Flashbots’ upcoming SUAVE architecture takes this to the next level by introducing intent marketplaces, where intents are pooled and auctioned to validators or searchers who compete to fulfill them. This creates a new kind of intent economy, where solvers, validators, and protocols all participate in fulfilling user goals as efficiently as possible.

Some systems go even further by allowing intent composition, with solvers fulfilling multiple, interdependent intents at once, across users. This enables cooperative execution strategies, optimized liquidity usage, and novel forms of value flow that are simply not possible in transaction-first systems.

Execution quality, failure handling, and reputation

Despite the automation, fulfilling intents is not risk-free. Network congestion, volatile prices, or liquidity shifts can cause intents to fail or under-deliver. Protocols must therefore build in fallback systems, timeouts, or alternate solvers to recover from failed attempts.

Some systems introduce reputation mechanisms, where solvers earn trust over time based on execution accuracy and success rate.

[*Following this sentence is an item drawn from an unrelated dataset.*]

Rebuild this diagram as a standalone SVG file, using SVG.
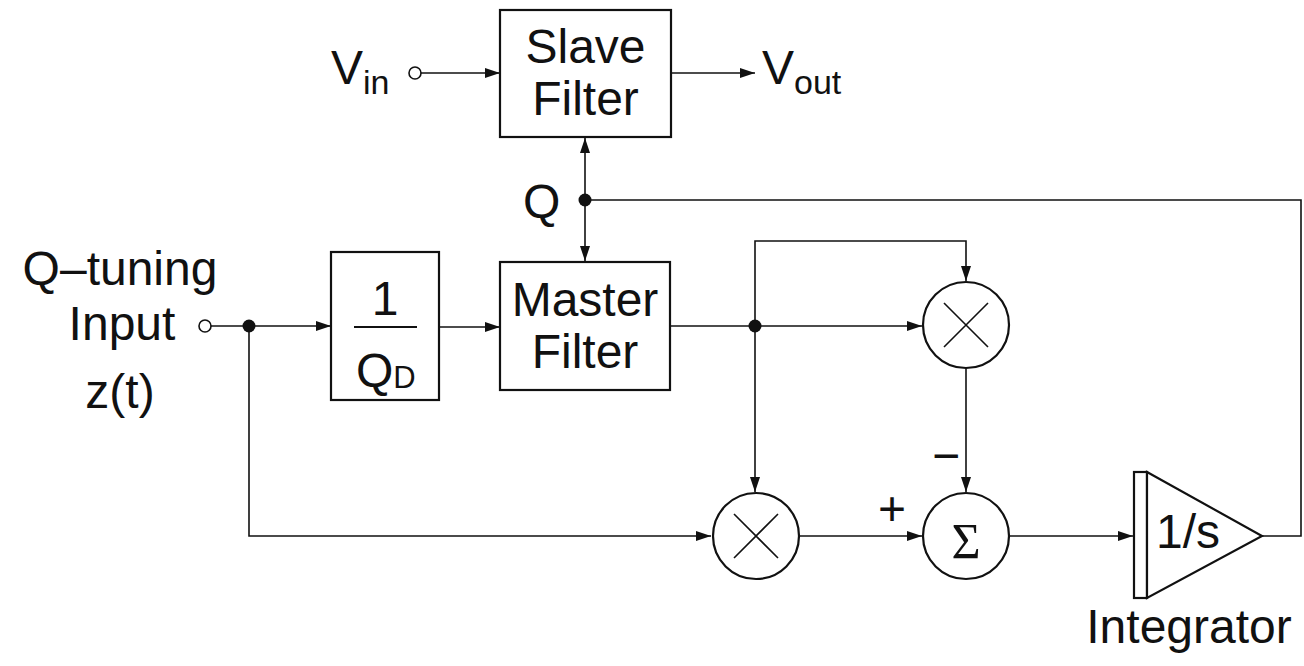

Poor performance can lead to exclusion or reduced access to premium intents. These models create economic alignment between solvers and users, much like validator slashing in proof-of-stake systems.

In addition, some protocols allow users to select preferred solvers or establish trust relationships with solver services. This creates a flexible trust model that blends permissionless access with performance-based filtering.

Why understanding the stack matters

The intent execution stack is not a black box. It’s a programmable, modular, and competitive marketplace that determines the quality of user outcomes in intent-based DeFi. Knowing how it works is critical for anyone building on or interacting with these systems.

For developers, it means designing intents that are secure, expressive, and fulfillable. For users, it means choosing front-ends and networks that offer reliable solver support. For protocols, it means building incentive systems that attract honest, high-performance solvers who improve the quality and efficiency of fulfillment.

Intents are only as powerful as the infrastructure that makes them real. The solver network, execution pipeline, gas abstraction tools, and settlement layers together form the engine room of this new paradigm.